Krankmachende Bakterien der Gattung Salmonella oder Yersinia sind in der Lage, mit winzigen Schussapparaten schädigende Proteine gezielt in Wirtszellen zu injizieren - zum Leidwesen der Infizierten. Der Injektionsmechanismus dieser sogenannten Typ III-Sekretions-Systeme, kurz auch „Injektisome“, wird jedoch nicht nur im Hinblick auf die Krankheitsbekämpfung erforscht. Wären Bau und Funktion des Injektisoms genau bekannt, könnte man es kapern, um gezielt bestimmte Wirkstoffe in Zellen – zum Beispiel Krebszellen – einzuschleusen. Tatsächlich konnte die Struktur der Injektisome mittlerweile aufgeklärt werden. Unklar blieb jedoch bislang, wie die Bakterien ihre Spritzen beladen, damit die richtigen Proteine zum richtigen Zeitpunkt injiziert werden.
Einem Forschungsteam unter der Leitung von Dr.
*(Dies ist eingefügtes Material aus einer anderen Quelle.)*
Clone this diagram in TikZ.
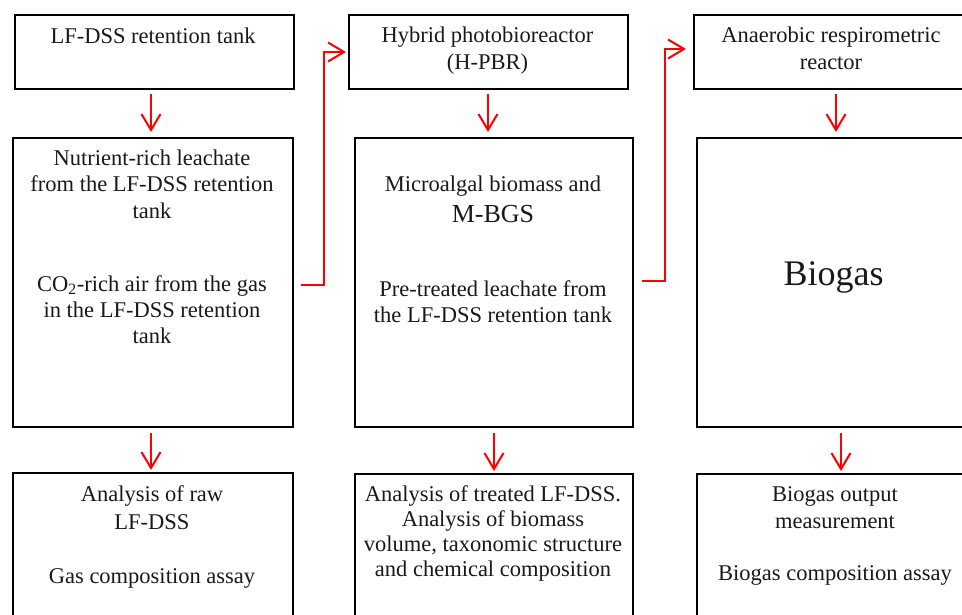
\documentclass[tikz,border=0pt]{standalone}
\usepackage{fontspec}
\setmainfont{Liberation Serif}
\usetikzlibrary{arrows.meta}
\begin{document}
\begin{tikzpicture}[x=1pt,y=-1pt,
  box/.style={draw=black,line width=2pt,inner sep=0pt,anchor=north west},
  txt/.style={align=center,anchor=base,inner sep=0pt,text=black!90,font=\fontsize{22.5}{26.5}\selectfont},
  redarrow/.style={draw=red,line width=2pt,-{Straight Barb[length=16pt,width=19pt]}}
]
\useasboundingbox (0,0) rectangle (962,615);
\clip (0,0) rectangle (962,615);
% boxes
\node[box,minimum width=279pt,minimum height=74pt] (b1) at (14,14) {};
\node[box,minimum width=279pt,minimum height=74pt] (b2) at (348,14) {};
\node[box,minimum width=276pt,minimum height=74pt] (b3) at (693,14) {};
\node[box,minimum width=280pt,minimum height=289pt] (b4) at (12,137) {};
\node[box,minimum width=278pt,minimum height=289pt] (b5) at (354,137) {};
\node[box,minimum width=276pt,minimum height=289pt] (b6) at (696,137) {};
\node[box,minimum width=280pt,minimum height=170pt] (b7) at (12,472) {};
\node[box,minimum width=278pt,minimum height=170pt] (b8) at (354,473) {};
\node[box,minimum width=276pt,minimum height=170pt] (b9) at (696,473) {};
% texts (anchor=base is the baseline of the last line)
\node[txt] (t1) at (153,43.3) {LF-DSS retention tank};
\node[txt,font=\fontsize{22.5}{27}\selectfont] (t2) at (487.5,70) {Hybrid photobioreactor\\(H-PBR)};
\node[txt,font=\fontsize{22.5}{27}\selectfont] (t3) at (831,70) {Anaerobic respirometric\\reactor};
\node[txt] (t4a) at (152,218.3) {Nutrient-rich leachate\\from the LF-DSS retention\\tank};
\node[txt,font=\fontsize{22.5}{26}\selectfont] (t4b) at (152,343.5) {CO\textsubscript{2}-rich air from the gas\\in the LF-DSS retention\\tank};
\node[txt] (t5a) at (493,191.7) {Microalgal biomass and};
\node[txt,font=\fontsize{26}{31}\selectfont] (t5m) at (493,222.7) {M-BGS};
\node[txt,font=\fontsize{22.5}{26}\selectfont] (t5b) at (493,322.7) {Pre-treated leachate from\\the LF-DSS retention tank};
\node[txt,font=\fontsize{36}{40}\selectfont] (t6) at (833.5,285) {Biogas};
\node[txt,font=\fontsize{22.5}{27.5}\selectfont] (t7a) at (152,529.2) {Analysis of raw\\LF-DSS};
\node[txt] (t7b) at (152,583) {Gas composition assay};
\node[txt,font=\fontsize{22.5}{25}\selectfont] (t8) at (493,576.7) {Analysis of treated LF-DSS.\\Analysis of biomass\\volume, taxonomic structure\\and chemical composition};
\node[txt] (t9a) at (835,528.3) {Biogas output\\measurement};
\node[txt] (t9b) at (835,580) {Biogas composition assay};
% vertical arrows
\draw[redarrow] ([xshift=-3.5pt,yshift=-4pt]b1.south) -- ([xshift=-2pt,yshift=5pt]b4.north);
\draw[redarrow] ([xshift=-2pt,yshift=-5pt]b4.south) -- ([xshift=-2pt,yshift=2pt]b7.north);
\draw[redarrow] ([xshift=-0.5pt,yshift=-4pt]b2.south) -- ([xshift=-6pt,yshift=5pt]b5.north);
\draw[redarrow] ([yshift=-5pt]b5.south) -- ([yshift=2pt]b8.north);
\draw[redarrow] ([xshift=4pt,yshift=-4pt]b3.south) -- ([xshift=1pt,yshift=5pt]b6.north);
\draw[redarrow] ([xshift=6pt,yshift=-5pt]b6.south) -- ([xshift=6pt,yshift=2pt]b9.north);
% elbow arrows
\draw[redarrow] ([xshift=7pt,yshift=-2.5pt]b4.east) -- ([xshift=30pt,yshift=-2.5pt]b4.east) |- ([xshift=-2pt]b2.west);
\draw[redarrow] ([xshift=8pt,yshift=1.5pt]b5.east) -- ([xshift=31pt,yshift=1.5pt]b5.east) |- ([xshift=-7pt,yshift=3pt]b3.west);
\end{tikzpicture}
\end{document}
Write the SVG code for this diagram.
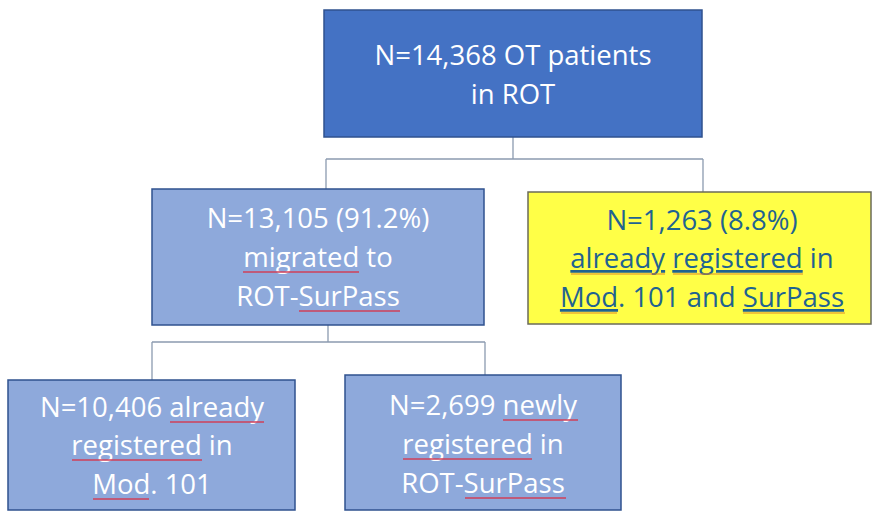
<svg xmlns="http://www.w3.org/2000/svg" width="873" height="512" viewBox="0 0 873 512">
<style>
.box{stroke:#2F528F;stroke-width:1.5}
.dark{fill:#4472C4}
.light{fill:#8EA9DB}
.yel{fill:#FFFF47;stroke:#6B6B5A;stroke-width:1.5}
.t{font-family:"Open Sans","Liberation Sans",sans-serif;font-size:27.5px;text-anchor:middle;fill:#FFFFFF}
.ty{fill:#1F6391}
.uo{text-decoration:underline}
.conn{fill:none;stroke:#8C9BB0;stroke-width:1.3}
.sq{stroke:#D0405A;stroke-width:1.3;fill:none}
.sqo{stroke:#E08A2A;stroke-width:1.2;fill:none}
</style>
<rect width="873" height="512" fill="#FFFFFF"/>
<g id="connectors">
<path class="conn" d="M513 137V159M326 159H703M326 159V189M703 159V192"/>
<path class="conn" d="M328 325V342M152 342H485M152 342V380M485 342V375"/>
</g>
<g id="top">
<rect class="box dark" x="324" y="10" width="378" height="127"/>
<text class="t" x="513" y="65">N=14,368 OT patients</text>
<text class="t" x="513" y="104">in ROT</text>
</g>
<g id="migrated">
<rect class="box light" x="152" y="189" width="332" height="136"/>
<text class="t" x="318" y="228">N=13,105 (91.2%)</text>
<text class="t" x="318" y="267">migrated to</text>
<text class="t" x="318" y="306">ROT-SurPass</text>
<path class="sq" d="M243 272H359M299 311H400"/>
</g>
<g id="already-both">
<rect class="yel" x="528" y="192" width="343" height="132"/>
<text class="t ty" x="702" y="230">N=1,263 (8.8%)</text>
<text class="t ty" x="702" y="268"><tspan class="uo">already</tspan> <tspan class="uo">registered</tspan> in</text>
<text class="t ty" x="702" y="307"><tspan class="uo">Mod</tspan>. 101 and <tspan class="uo">SurPass</tspan></text>
<path class="sqo" d="M571 274H665M673 274H803M561 313H617M743 313H845"/>
</g>
<g id="already-mod">
<rect class="box light" x="8" y="380" width="287" height="130"/>
<text class="t" x="152" y="417">N=10,406 already</text>
<text class="t" x="152" y="455">registered in</text>
<text class="t" x="152" y="494">Mod. 101</text>
<path class="sq" d="M170 422H264M72 460H202M93 499H149"/>
</g>
<g id="newly">
<rect class="box light" x="345" y="375" width="276" height="135"/>
<text class="t" x="483" y="415">N=2,699 newly</text>
<text class="t" x="483" y="454">registered in</text>
<text class="t" x="483" y="493">ROT-SurPass</text>
<path class="sq" d="M503 420H578M403 459H532M465 498H566"/>
</g>
</svg>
Andreas Diepold vom Max Planck-Institut in Marburg und Prof. Dr. Ulrike Endesfelder vom Institut für Mikrobiologie und Biotechnologie der Universität Bonn ist es nun gelungen, Antworten auf diese Frage zu finden: Mobile Bestandteile des Injektisoms durchkämmen die Bakterienzelle auf der Suche nach den Proteinen, die injiziert werden sollen, sogenannten Effektoren. Treffen sie auf einen Effektor, liefern sie diesen wie ein Shuttle-Bus an der Pforte der Injektionsnadel ab. „Wie Proteine der Sortierplattform im Zytosol an Effektoren binden und die Ladung zum Export-Gate des membrangebundenen Injektisoms liefern, erinnert an die Abläufe an einem Fracht-Terminal“, erklärt Dr. Stephan Wimmi, Postdoktorand in Andreas Diepolds Labor und einer der Erstautoren der Studie. „Wir denken, dass dieser Shuttle-Mechanismus dazu beiträgt, die Injektion effizient und spezifisch zugleich zu machen – schließlich müssen die Bakterien schnell die korrekten Proteine injizieren, um nicht beispielsweise vom Immunsystem erkannt und eliminiert zu werden.“
Für diesen Einblick in den wichtigen Lademechanismus des Injektisoms mussten die Forschenden neue Techniken anwenden. „Herkömmliche Methoden, mit denen man normalerweise nachweist, dass Proteine einander binden, haben für diese Frage nicht funktioniert – möglicherweise, weil die Effektoren nur kurz gebunden und dann direkt injiziert werden“, erklärt Andreas Diepold, Forschungsgruppenleiter am Max-Planck-Institut. „Deshalb mussten wir diese Bindung vor Ort und Stelle in den lebenden Bakterien untersuchen.“
„Zur Analyse der Interaktionen nutzten wir zwei neuartige Ansätze, die in lebenden Zellen funktionieren, proximity labeling und single particle tracking“, fügt Ulrike Endesfelder hinzu, die auch Mitglied in den Transdisziplinären Forschungsbereichen „Modeling“ und „Life and Health“ der Universität Bonn ist. Ihre Forschungsgruppe arbeitete von drei Orten aus an dem Projekt: in Marburg, der Carnegie Mellon University in Pittsburgh und in Bonn. „Das ‚proximity labeling‘, bei dem ein Protein seine unmittelbaren Nachbarn wie mit einem Pinsel markiert, hat uns gezeigt, dass die Effektoren im Bakterium an die mobilen Injektisom-Bestandteile binden“, erklärt Endesfelder. Diese Bindung untersuchte ihr Team dann mittels „single particle tracking“, einer hochauflösenden Mikroskopiemethode. „Mit diesem Verfahren können wir einzelne Proteine verfolgen“, so Doktorand Alexander Balinovic von der Universität Bonn und ebenfalls Erstautor der Studie. „Wir markieren die Bestandteile, die wir verfolgen möchten, mit photoaktivierbaren fluoreszierenden Proteinen, so dass wir die einzelnen Teilchen in den Mikroskopieaufnahmen lokalisieren können.“ Erst diese Methoden, die das Team als „in situ biochemistry“, also biochemische Untersuchungen an Ort und Stelle, bezeichnet, erlaubten den Durchbruch, der jetzt im Fachjournal „Nature Microbiology“ publiziert wurde.